**Stated goal**. Exactly and only the lines from the first entry through the line with "bars_per_day = 24" should be copied, both ends included, with no pictures.

-- START OF Material for this task --

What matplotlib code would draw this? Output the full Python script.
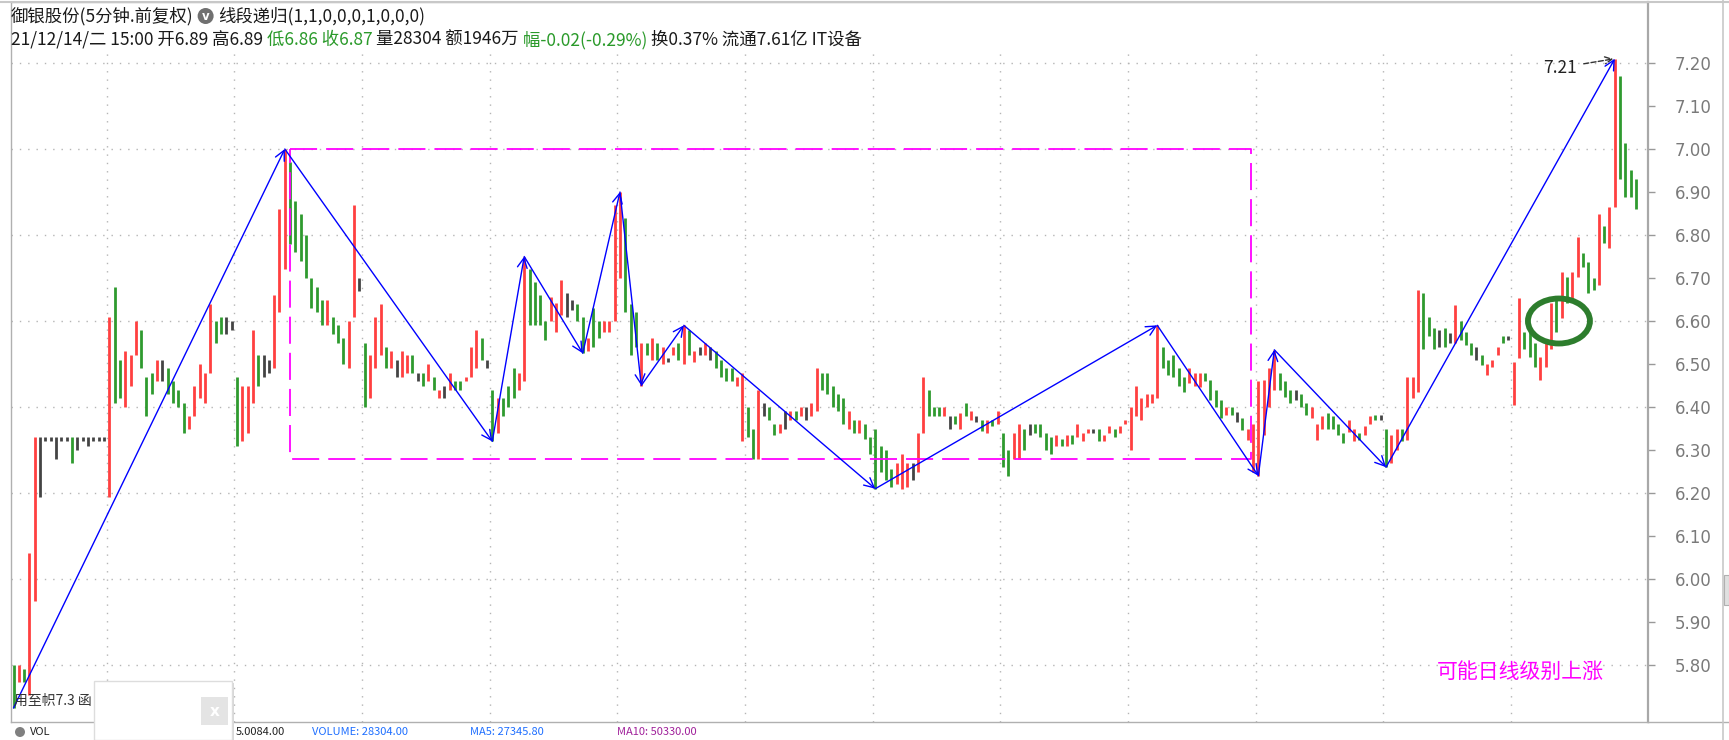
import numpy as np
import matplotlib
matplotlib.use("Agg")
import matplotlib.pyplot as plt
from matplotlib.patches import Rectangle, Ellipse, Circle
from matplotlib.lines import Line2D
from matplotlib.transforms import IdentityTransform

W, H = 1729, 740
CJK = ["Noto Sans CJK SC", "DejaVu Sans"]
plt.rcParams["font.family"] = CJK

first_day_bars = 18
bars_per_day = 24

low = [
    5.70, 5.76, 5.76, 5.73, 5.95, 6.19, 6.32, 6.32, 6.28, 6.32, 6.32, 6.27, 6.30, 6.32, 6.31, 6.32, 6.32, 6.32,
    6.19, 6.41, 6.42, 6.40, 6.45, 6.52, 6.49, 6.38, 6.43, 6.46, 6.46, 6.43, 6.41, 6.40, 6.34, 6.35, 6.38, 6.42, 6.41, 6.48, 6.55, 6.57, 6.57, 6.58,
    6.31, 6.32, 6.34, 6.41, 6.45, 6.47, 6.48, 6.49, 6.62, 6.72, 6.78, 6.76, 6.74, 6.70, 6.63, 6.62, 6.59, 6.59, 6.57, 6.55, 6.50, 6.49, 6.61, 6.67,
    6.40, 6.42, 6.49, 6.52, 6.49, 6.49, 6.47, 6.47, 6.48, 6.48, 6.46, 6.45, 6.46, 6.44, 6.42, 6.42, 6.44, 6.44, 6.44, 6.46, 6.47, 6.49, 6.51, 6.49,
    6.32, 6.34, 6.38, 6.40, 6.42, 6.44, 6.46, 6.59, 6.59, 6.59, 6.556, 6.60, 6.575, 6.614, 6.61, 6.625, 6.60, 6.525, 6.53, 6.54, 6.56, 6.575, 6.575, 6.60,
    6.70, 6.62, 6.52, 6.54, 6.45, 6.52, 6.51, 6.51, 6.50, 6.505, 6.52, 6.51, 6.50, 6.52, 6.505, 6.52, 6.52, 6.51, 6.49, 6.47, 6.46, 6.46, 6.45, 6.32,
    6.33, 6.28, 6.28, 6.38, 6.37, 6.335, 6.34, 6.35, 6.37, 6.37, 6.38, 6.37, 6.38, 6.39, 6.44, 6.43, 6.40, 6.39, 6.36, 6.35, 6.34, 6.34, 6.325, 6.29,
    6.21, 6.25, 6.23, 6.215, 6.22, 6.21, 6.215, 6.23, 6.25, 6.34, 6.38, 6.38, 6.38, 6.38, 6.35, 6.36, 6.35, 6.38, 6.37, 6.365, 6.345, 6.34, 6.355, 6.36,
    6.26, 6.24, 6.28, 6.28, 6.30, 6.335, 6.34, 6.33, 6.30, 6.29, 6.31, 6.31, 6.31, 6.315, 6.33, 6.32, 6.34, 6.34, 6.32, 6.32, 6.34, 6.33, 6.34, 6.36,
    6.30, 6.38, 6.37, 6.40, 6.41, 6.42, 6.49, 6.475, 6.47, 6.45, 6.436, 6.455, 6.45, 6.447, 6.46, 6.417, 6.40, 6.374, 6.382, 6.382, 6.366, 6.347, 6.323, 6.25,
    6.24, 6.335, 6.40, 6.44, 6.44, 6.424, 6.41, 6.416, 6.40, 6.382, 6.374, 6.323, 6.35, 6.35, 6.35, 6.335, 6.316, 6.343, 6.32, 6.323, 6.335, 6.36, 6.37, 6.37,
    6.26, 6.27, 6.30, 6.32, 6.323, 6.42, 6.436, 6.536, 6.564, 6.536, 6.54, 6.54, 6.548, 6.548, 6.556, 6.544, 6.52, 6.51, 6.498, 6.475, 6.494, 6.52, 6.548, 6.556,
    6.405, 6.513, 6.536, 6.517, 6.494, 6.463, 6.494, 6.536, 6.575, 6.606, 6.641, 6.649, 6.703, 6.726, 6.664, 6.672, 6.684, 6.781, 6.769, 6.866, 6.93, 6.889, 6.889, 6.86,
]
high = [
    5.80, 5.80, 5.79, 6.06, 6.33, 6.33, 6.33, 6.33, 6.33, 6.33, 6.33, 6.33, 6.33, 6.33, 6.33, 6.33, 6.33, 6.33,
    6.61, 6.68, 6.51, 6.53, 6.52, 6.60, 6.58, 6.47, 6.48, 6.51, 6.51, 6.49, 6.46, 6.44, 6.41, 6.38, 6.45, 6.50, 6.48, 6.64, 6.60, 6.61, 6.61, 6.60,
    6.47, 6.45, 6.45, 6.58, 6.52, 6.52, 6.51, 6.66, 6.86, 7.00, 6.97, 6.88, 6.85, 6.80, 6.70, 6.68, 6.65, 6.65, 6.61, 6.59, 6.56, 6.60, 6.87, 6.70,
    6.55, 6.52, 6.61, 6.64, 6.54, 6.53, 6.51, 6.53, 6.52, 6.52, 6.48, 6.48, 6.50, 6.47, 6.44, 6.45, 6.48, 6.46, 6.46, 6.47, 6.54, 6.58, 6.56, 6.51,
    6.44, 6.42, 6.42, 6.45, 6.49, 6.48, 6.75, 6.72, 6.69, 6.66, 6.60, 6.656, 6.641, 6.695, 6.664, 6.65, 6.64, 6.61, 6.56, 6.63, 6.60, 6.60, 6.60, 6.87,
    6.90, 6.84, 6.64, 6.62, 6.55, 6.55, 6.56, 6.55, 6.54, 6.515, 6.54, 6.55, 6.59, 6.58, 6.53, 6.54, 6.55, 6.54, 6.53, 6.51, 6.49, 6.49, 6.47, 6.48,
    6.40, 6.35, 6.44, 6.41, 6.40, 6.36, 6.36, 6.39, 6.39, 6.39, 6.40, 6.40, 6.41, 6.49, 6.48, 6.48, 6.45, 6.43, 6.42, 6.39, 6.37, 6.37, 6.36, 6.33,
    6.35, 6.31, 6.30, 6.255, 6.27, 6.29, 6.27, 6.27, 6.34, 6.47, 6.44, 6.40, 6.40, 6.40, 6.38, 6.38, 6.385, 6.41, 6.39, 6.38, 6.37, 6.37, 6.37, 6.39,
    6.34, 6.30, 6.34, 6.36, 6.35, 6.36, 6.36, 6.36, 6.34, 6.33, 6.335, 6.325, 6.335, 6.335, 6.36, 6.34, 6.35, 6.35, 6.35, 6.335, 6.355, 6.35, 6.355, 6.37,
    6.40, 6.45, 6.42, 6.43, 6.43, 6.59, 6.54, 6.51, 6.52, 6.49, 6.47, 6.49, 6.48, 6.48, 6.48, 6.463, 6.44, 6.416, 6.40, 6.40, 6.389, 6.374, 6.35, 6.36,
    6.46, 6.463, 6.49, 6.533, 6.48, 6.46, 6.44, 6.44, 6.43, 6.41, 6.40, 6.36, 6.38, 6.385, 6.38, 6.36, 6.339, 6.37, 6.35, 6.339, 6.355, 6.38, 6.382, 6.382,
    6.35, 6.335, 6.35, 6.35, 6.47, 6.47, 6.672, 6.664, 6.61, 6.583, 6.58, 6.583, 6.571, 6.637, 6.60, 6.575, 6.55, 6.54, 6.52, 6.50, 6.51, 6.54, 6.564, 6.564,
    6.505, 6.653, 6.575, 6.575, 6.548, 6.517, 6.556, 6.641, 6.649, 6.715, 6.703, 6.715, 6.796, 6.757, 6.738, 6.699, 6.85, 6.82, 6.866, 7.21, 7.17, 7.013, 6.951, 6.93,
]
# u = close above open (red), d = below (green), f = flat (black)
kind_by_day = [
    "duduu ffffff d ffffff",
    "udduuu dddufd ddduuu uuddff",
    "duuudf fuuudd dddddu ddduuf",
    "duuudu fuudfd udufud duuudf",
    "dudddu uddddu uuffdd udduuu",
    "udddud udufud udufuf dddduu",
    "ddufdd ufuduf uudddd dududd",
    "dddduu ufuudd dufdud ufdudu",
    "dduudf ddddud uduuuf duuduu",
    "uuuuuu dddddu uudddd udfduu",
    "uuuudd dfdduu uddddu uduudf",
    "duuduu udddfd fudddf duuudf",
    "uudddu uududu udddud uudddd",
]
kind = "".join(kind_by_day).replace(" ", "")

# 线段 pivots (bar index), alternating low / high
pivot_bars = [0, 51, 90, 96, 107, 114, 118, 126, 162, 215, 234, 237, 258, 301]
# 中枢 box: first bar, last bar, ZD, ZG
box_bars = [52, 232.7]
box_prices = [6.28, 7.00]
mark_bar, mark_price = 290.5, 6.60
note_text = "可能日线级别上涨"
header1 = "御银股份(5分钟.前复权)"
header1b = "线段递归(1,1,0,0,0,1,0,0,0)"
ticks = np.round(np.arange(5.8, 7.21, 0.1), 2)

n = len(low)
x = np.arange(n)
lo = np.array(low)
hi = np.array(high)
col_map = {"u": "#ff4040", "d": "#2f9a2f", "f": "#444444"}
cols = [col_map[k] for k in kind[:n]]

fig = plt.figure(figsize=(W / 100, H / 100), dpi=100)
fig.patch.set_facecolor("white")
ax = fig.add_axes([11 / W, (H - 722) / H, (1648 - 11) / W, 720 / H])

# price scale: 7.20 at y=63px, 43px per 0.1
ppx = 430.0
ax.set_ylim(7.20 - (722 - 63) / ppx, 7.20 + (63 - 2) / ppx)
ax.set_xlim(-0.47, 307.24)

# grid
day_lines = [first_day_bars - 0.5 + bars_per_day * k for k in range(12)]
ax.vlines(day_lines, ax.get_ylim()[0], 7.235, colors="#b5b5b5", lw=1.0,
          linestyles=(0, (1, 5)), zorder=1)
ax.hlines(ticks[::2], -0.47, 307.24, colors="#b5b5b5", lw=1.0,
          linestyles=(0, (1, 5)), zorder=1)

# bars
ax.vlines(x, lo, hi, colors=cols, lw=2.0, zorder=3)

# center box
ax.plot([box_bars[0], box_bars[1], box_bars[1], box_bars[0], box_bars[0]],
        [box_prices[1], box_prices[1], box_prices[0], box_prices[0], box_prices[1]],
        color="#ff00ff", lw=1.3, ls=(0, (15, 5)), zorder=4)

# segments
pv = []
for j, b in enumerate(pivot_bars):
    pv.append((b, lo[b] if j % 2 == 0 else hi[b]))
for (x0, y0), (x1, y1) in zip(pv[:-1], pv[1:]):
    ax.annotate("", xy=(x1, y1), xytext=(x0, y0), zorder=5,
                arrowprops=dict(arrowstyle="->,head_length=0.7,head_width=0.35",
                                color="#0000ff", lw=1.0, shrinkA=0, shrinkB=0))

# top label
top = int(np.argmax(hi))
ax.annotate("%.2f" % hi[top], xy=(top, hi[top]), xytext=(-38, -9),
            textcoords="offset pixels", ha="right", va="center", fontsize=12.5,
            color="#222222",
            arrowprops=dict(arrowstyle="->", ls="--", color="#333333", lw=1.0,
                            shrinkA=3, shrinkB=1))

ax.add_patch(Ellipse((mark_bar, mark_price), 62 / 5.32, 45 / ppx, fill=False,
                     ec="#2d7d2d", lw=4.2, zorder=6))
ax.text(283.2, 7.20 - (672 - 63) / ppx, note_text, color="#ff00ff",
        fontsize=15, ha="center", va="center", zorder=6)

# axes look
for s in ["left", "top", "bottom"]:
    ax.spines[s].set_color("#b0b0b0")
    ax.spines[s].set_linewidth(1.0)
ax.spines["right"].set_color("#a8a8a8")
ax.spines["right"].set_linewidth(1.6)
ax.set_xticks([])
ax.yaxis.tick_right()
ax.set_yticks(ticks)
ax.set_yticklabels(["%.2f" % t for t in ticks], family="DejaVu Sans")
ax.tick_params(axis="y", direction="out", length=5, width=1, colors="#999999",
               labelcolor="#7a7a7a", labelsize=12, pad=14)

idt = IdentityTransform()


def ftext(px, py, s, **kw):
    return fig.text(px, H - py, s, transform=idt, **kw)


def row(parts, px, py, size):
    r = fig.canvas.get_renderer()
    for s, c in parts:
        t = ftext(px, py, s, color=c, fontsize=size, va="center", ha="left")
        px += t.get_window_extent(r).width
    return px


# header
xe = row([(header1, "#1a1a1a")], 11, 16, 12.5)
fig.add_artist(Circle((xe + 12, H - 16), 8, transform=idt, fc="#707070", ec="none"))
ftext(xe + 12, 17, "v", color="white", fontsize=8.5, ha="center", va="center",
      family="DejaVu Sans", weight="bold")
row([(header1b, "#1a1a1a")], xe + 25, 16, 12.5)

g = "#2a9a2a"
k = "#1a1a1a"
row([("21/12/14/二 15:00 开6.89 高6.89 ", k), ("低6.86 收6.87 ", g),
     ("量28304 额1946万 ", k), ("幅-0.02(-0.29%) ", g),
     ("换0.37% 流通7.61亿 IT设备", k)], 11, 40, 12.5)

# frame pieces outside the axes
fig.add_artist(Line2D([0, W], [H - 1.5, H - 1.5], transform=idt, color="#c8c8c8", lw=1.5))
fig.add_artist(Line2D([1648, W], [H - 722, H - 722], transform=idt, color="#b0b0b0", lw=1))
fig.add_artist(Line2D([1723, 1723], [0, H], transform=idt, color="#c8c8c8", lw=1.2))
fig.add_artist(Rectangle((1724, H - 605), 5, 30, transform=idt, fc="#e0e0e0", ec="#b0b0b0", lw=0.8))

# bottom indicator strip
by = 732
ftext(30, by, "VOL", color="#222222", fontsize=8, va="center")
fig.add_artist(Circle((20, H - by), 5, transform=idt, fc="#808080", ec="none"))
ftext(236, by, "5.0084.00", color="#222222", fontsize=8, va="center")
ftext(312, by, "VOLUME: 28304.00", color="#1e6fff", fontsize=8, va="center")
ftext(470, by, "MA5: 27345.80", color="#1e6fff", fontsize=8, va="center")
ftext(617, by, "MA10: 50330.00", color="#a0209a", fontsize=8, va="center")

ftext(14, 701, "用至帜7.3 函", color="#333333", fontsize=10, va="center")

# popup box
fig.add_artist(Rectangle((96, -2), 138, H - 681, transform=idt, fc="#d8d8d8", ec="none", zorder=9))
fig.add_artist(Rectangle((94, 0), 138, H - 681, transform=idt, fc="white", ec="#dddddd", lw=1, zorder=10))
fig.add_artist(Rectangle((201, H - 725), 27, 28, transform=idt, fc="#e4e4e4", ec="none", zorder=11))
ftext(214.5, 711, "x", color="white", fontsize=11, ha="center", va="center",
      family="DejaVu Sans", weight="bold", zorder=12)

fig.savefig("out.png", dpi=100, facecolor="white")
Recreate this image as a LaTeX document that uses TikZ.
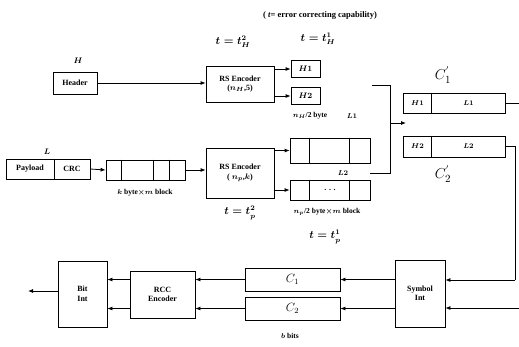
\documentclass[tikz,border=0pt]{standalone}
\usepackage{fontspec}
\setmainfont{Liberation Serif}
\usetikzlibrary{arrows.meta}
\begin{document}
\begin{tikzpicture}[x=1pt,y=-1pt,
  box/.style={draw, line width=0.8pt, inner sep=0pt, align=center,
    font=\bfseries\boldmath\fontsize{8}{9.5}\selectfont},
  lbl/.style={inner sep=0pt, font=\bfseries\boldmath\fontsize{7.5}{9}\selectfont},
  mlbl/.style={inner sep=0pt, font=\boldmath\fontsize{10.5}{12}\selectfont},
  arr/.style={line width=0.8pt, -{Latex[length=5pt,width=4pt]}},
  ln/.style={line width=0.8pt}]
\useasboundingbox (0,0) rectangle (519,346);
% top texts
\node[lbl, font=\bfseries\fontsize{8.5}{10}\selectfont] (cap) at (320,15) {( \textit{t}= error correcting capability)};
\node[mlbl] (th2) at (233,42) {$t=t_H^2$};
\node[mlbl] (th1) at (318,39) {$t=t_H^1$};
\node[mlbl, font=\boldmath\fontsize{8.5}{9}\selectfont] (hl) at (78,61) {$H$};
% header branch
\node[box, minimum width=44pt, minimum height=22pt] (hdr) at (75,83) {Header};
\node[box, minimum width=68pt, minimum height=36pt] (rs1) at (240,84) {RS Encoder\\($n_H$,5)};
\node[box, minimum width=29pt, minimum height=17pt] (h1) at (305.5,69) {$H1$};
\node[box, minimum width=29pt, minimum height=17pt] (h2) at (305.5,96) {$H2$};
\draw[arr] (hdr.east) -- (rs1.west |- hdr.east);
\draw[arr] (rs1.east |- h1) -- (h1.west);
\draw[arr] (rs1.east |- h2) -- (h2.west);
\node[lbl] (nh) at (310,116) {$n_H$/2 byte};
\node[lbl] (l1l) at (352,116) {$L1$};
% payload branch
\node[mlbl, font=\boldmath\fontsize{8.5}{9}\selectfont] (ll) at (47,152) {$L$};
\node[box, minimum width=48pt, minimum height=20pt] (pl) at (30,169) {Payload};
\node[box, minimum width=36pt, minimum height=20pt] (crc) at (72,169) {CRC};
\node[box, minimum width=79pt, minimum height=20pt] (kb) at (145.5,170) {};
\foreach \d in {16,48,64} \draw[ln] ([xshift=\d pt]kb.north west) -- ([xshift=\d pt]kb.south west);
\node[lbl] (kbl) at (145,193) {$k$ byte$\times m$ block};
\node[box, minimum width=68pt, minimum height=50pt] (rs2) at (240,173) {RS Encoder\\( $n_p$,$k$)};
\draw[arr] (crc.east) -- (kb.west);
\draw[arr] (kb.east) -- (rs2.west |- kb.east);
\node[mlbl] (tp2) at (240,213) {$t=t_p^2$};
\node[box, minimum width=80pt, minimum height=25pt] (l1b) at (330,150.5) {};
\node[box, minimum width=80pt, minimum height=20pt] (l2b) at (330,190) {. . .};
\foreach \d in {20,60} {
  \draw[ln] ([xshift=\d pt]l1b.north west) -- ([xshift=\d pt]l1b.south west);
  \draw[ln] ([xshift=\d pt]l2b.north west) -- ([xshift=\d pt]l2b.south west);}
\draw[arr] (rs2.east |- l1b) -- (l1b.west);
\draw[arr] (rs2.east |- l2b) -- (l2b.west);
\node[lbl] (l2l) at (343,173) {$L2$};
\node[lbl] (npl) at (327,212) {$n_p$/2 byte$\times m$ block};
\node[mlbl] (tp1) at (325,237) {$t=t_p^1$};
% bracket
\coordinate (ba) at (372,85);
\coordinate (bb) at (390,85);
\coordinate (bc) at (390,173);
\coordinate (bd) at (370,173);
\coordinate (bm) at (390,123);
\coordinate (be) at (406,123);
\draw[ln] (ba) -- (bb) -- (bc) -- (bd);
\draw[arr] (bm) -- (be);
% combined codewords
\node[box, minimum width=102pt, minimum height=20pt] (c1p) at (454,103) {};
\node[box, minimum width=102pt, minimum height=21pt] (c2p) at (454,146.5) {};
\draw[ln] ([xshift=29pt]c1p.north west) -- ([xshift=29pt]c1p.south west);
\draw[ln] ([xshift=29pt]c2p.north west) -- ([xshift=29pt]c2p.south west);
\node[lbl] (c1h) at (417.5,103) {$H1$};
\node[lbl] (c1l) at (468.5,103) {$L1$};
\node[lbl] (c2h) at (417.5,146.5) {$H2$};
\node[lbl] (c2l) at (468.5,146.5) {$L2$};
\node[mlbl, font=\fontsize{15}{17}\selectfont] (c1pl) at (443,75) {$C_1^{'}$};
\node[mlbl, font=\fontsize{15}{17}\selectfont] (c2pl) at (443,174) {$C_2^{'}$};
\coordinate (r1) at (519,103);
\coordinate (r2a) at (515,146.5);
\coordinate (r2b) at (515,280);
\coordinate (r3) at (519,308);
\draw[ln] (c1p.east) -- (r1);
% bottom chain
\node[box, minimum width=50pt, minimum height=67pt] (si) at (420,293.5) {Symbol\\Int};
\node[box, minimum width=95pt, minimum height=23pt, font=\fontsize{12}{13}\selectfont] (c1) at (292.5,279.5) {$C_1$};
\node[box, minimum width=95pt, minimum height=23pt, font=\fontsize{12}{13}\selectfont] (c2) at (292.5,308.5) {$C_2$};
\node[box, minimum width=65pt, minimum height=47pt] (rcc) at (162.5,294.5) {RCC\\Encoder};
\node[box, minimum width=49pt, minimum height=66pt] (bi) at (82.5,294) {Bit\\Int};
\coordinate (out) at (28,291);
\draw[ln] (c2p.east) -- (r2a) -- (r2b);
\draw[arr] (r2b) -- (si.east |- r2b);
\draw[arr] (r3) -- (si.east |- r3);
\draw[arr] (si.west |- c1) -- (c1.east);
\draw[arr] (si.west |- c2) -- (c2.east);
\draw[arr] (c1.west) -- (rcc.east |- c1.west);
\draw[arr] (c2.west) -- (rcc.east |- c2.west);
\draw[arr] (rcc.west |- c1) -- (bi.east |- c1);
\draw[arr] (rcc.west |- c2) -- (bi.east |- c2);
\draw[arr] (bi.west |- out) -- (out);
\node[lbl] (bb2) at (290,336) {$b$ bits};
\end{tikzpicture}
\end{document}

-- END OF Material for this task --

**Exercise response**.
What matplotlib code would draw this? Output the full Python script.
import numpy as np
import matplotlib
matplotlib.use("Agg")
import matplotlib.pyplot as plt
from matplotlib.patches import Rectangle, Ellipse, Circle
from matplotlib.lines import Line2D
from matplotlib.transforms import IdentityTransform

W, H = 1729, 740
CJK = ["Noto Sans CJK SC", "DejaVu Sans"]
plt.rcParams["font.family"] = CJK

first_day_bars = 18
bars_per_day = 24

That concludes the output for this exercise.